* **TASK TO COMPLETE**
Print out the material that follows word for word.

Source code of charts
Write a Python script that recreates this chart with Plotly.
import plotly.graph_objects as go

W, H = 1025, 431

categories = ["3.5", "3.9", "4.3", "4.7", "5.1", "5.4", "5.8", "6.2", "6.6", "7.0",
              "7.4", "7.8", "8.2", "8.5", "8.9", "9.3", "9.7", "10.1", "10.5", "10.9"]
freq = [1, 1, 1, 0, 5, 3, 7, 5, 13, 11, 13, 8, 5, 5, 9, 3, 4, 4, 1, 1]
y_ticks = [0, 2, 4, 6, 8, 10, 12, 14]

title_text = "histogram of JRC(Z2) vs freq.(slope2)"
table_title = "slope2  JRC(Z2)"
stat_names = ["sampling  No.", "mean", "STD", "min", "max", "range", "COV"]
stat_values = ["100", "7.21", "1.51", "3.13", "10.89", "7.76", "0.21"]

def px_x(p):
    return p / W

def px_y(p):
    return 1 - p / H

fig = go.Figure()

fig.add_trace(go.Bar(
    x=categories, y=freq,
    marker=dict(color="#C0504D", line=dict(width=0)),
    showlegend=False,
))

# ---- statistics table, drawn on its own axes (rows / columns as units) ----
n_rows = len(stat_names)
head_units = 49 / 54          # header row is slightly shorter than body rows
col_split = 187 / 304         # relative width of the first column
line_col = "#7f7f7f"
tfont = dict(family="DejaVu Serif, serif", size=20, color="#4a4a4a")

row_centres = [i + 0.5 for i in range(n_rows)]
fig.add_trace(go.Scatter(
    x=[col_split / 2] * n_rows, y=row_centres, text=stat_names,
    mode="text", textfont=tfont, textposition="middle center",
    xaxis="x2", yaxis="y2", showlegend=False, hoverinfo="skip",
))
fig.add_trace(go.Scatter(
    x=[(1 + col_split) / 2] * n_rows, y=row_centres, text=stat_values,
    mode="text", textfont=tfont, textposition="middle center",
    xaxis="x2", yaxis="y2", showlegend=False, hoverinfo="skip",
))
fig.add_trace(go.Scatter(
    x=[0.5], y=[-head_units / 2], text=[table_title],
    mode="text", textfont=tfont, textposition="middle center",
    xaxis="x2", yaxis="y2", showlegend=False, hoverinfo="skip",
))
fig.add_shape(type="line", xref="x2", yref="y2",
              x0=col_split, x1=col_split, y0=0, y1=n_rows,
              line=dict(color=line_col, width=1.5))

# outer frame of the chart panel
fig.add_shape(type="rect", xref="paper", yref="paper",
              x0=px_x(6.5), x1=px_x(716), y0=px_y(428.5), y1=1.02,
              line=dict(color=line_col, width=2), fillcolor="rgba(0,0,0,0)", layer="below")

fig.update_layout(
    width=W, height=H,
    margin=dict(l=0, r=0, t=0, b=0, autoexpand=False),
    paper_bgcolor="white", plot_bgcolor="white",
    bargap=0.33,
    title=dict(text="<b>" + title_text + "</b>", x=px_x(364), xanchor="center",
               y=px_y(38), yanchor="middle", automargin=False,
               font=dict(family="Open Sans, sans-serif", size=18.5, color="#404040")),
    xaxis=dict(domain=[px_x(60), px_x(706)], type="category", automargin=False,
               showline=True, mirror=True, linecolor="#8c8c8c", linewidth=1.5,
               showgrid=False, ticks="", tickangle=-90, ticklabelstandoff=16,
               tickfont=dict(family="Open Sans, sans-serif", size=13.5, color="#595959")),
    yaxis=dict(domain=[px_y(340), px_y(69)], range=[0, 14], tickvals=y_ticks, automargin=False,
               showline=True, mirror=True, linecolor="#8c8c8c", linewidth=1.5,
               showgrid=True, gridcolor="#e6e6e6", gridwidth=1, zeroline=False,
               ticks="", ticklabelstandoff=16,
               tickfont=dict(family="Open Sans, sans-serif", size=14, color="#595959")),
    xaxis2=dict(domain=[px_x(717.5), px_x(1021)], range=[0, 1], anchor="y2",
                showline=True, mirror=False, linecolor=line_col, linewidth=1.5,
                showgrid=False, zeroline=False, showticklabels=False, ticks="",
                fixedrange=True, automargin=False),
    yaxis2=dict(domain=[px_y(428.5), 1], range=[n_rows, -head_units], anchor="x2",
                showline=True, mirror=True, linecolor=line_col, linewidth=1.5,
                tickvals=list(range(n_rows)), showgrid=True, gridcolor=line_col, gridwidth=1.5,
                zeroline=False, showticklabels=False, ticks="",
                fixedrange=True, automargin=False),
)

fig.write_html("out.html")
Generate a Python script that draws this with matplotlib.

* **OUTPUT BELOW**
Write a Python script that recreates this chart with Plotly.
import plotly.graph_objects as go

W, H = 1025, 431

categories = ["3.5", "3.9", "4.3", "4.7", "5.1", "5.4", "5.8", "6.2", "6.6", "7.0",
              "7.4", "7.8", "8.2", "8.5", "8.9", "9.3", "9.7", "10.1", "10.5", "10.9"]
freq = [1, 1, 1, 0, 5, 3, 7, 5, 13, 11, 13, 8, 5, 5, 9, 3, 4, 4, 1, 1]
y_ticks = [0, 2, 4, 6, 8, 10, 12, 14]

title_text = "histogram of JRC(Z2) vs freq.(slope2)"
table_title = "slope2  JRC(Z2)"
stat_names = ["sampling  No.", "mean", "STD", "min", "max", "range", "COV"]
stat_values = ["100", "7.21", "1.51", "3.13", "10.89", "7.76", "0.21"]

def px_x(p):
    return p / W

def px_y(p):
    return 1 - p / H

fig = go.Figure()

fig.add_trace(go.Bar(
    x=categories, y=freq,
    marker=dict(color="#C0504D", line=dict(width=0)),
    showlegend=False,
))

# ---- statistics table, drawn on its own axes (rows / columns as units) ----
n_rows = len(stat_names)
head_units = 49 / 54          # header row is slightly shorter than body rows
col_split = 187 / 304         # relative width of the first column
line_col = "#7f7f7f"
tfont = dict(family="DejaVu Serif, serif", size=20, color="#4a4a4a")

row_centres = [i + 0.5 for i in range(n_rows)]
fig.add_trace(go.Scatter(
    x=[col_split / 2] * n_rows, y=row_centres, text=stat_names,
    mode="text", textfont=tfont, textposition="middle center",
    xaxis="x2", yaxis="y2", showlegend=False, hoverinfo="skip",
))
fig.add_trace(go.Scatter(
    x=[(1 + col_split) / 2] * n_rows, y=row_centres, text=stat_values,
    mode="text", textfont=tfont, textposition="middle center",
    xaxis="x2", yaxis="y2", showlegend=False, hoverinfo="skip",
))
fig.add_trace(go.Scatter(
    x=[0.5], y=[-head_units / 2], text=[table_title],
    mode="text", textfont=tfont, textposition="middle center",
    xaxis="x2", yaxis="y2", showlegend=False, hoverinfo="skip",
))
fig.add_shape(type="line", xref="x2", yref="y2",
              x0=col_split, x1=col_split, y0=0, y1=n_rows,
              line=dict(color=line_col, width=1.5))

# outer frame of the chart panel
fig.add_shape(type="rect", xref="paper", yref="paper",
              x0=px_x(6.5), x1=px_x(716), y0=px_y(428.5), y1=1.02,
              line=dict(color=line_col, width=2), fillcolor="rgba(0,0,0,0)", layer="below")

fig.update_layout(
    width=W, height=H,
    margin=dict(l=0, r=0, t=0, b=0, autoexpand=False),
    paper_bgcolor="white", plot_bgcolor="white",
    bargap=0.33,
    title=dict(text="<b>" + title_text + "</b>", x=px_x(364), xanchor="center",
               y=px_y(38), yanchor="middle", automargin=False,
               font=dict(family="Open Sans, sans-serif", size=18.5, color="#404040")),
    xaxis=dict(domain=[px_x(60), px_x(706)], type="category", automargin=False,
               showline=True, mirror=True, linecolor="#8c8c8c", linewidth=1.5,
               showgrid=False, ticks="", tickangle=-90, ticklabelstandoff=16,
               tickfont=dict(family="Open Sans, sans-serif", size=13.5, color="#595959")),
    yaxis=dict(domain=[px_y(340), px_y(69)], range=[0, 14], tickvals=y_ticks, automargin=False,
               showline=True, mirror=True, linecolor="#8c8c8c", linewidth=1.5,
               showgrid=True, gridcolor="#e6e6e6", gridwidth=1, zeroline=False,
               ticks="", ticklabelstandoff=16,
               tickfont=dict(family="Open Sans, sans-serif", size=14, color="#595959")),
    xaxis2=dict(domain=[px_x(717.5), px_x(1021)], range=[0, 1], anchor="y2",
                showline=True, mirror=False, linecolor=line_col, linewidth=1.5,
                showgrid=False, zeroline=False, showticklabels=False, ticks="",
                fixedrange=True, automargin=False),
    yaxis2=dict(domain=[px_y(428.5), 1], range=[n_rows, -head_units], anchor="x2",
                showline=True, mirror=True, linecolor=line_col, linewidth=1.5,
                tickvals=list(range(n_rows)), showgrid=True, gridcolor=line_col, gridwidth=1.5,
                zeroline=False, showticklabels=False, ticks="",
                fixedrange=True, automargin=False),
)

fig.write_html("out.html")
Generate a Python script that draws this with matplotlib.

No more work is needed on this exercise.